Alley Cat Allies, a national advocacy group based in Maryland, has been lobbying on behalf of TNR efforts since its founding in 1990. The organization counters that human activity such as habitat destruction has a much greater impact on bird populations than predation by cats.

“The larger issue is that trapping and killing has not worked,” said Elizabeth Holtz, staff attorney for Alley Cat Allies. “And we’ve certainly tried. That has been the American approach to feral cats for 40 or 50 years.”

Holtz calls TNR “the only successful approach to feral cats that we currently have.”

She contends that the anti-TNR argument “assumes we have a choice between cats and no cats. We don’t. The cats are already there.

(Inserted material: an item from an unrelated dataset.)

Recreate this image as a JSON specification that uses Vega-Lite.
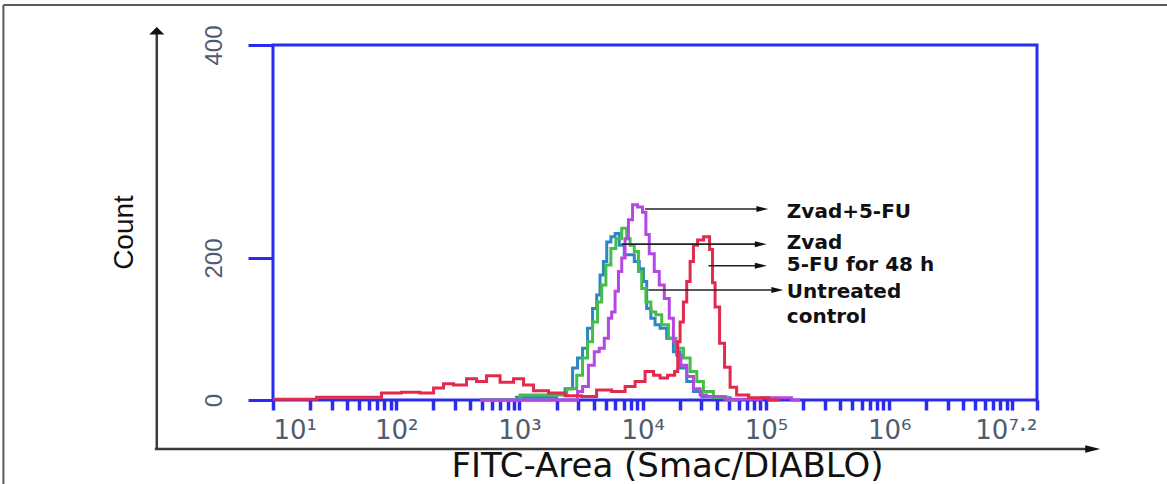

“It’s not as if you stop putting out bowls of food and the cats will go away,” she added. “If people weren’t putting out food, they would just go through the trash. We believe we should treat animals humanely, and that TNR over time will diminish the colony size.”

The animal rights group PETA takes a dim view of TNR on ethical and humane grounds, and disputes its effectiveness in reducing colony size in part because irresponsible pet owners tend to abandon animals at established colonies.

“In most situations it is cruel to both the cats and local wildlife,” said Teresa Chagrin, PETA’s animal-care-and-control specialist. “I don’t think any true cat lovers would like to see cats left on the streets, chased by dogs, shot with arrows and pellet guns, set on fire, poisoned or torn apart by coyotes. These cats do not die kindly on the streets.”

Chagrin thinks euthanizing feral cats is more humane than returning them to a potentially dangerous life.

As the sun sets on the colony south of Orlando after feeding time, Marchelos acknowledges the harsh realities that cats living on the street can face. She’s seen cats hit by trains, cats that have eyes to disease, cats shot with BB guns.

But like Holtz of Alley Cat Allies, she’s adamant that a trap-and-euthanize approach isn’t the answer. Feral cats will always be around, she said, so it’s best that they receive the best possible care.

“It’s never going to go away,” she said, looking out over her charges in the twilight. “It’s not going to stop. This is still going to go on.”